By Zola Gonzalez-Macarambon

Popular Filipino rock band Kamikazee came out of their 2015 hiatus with Tagpuan 2018. The band kicked off a series of scheduled performances with a memorable set of hits to a packed audience at Collingwood Town Hall, Melbourne on 9 November 2018.  

Filipino bands in Melbourne, the front acts Sushi, Marcvs, Cinco Tempo, Zandata, and Blind Curve also heightened the anticipation with crowd pleasers, covers of popular pop, rock, alternative, and reggae hits such as the darkly comic ‘Good Boy’ by Blakdyak, and youthful anthems, the alternative classics ‘Prinsesa’ by Teeth, and ‘Lakas Tama’ by Siakol.  At the back of the town hall, sponsoring company, Ria Cuisine has set up a turo-turo style buffet with Filipino rice-viand combos, drinks, and desserts for the audience. For a night, the venue throbbed with the familiar smells, sounds (volume!), and energy of a music event in the Philippines. 

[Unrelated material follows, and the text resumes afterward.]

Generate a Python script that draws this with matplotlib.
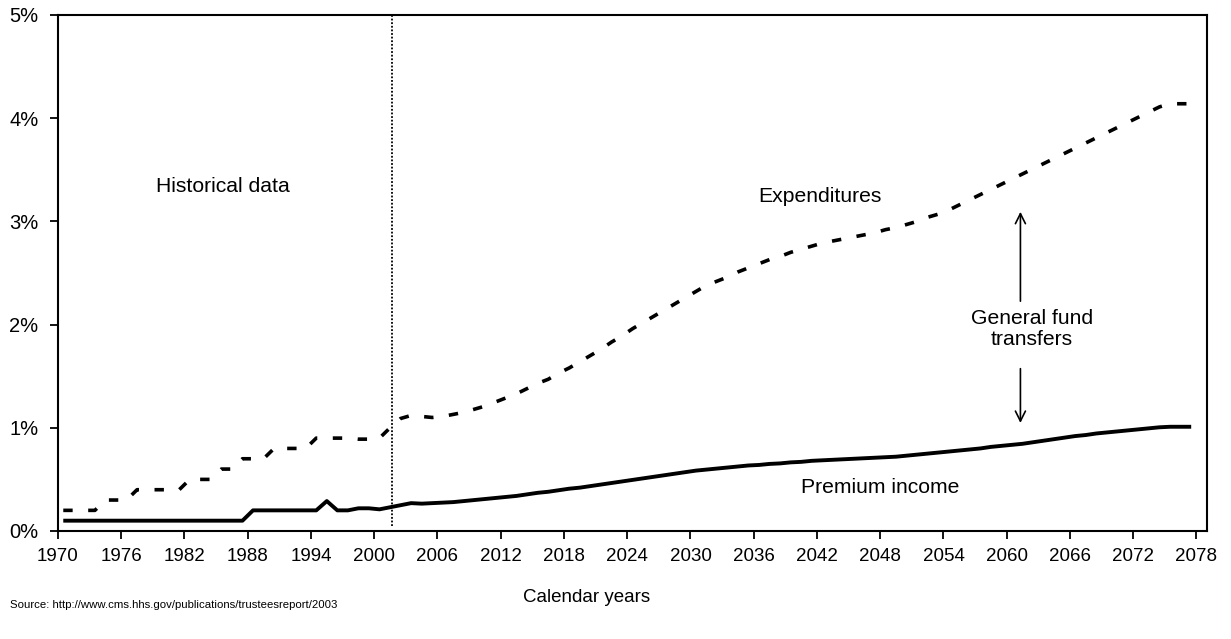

Moments later, Kamikazee opened with the fast-paced ‘Unang Tikim’. Lead guitarist Jose Ma. Luis Linao speed-played through the introduction while Jay Contreras, the irreverent rock star sashayed and gyrated to the edge of the stage, worked the crowd who from then on scream-sang back every lyric to every song including the famous hits – ‘Halik’, ‘Tsinelas’, ‘Hanggang Tingin’, ‘Tagpuan’, ‘Martyr Nyebera’, ‘Lucky’, and ‘Doo Bidoo’. The band pounded through high-energy performances of over a dozen songs all the while maintaining a ceaseless rapport with the audience. T-shirts, water bottles, jokes, and holler-backs flew to and from the band and their audience, who at some point in the mutual eagerness to connect as Pinoys in international space, became more classmates at a grand reunion than entertainers and paying customers.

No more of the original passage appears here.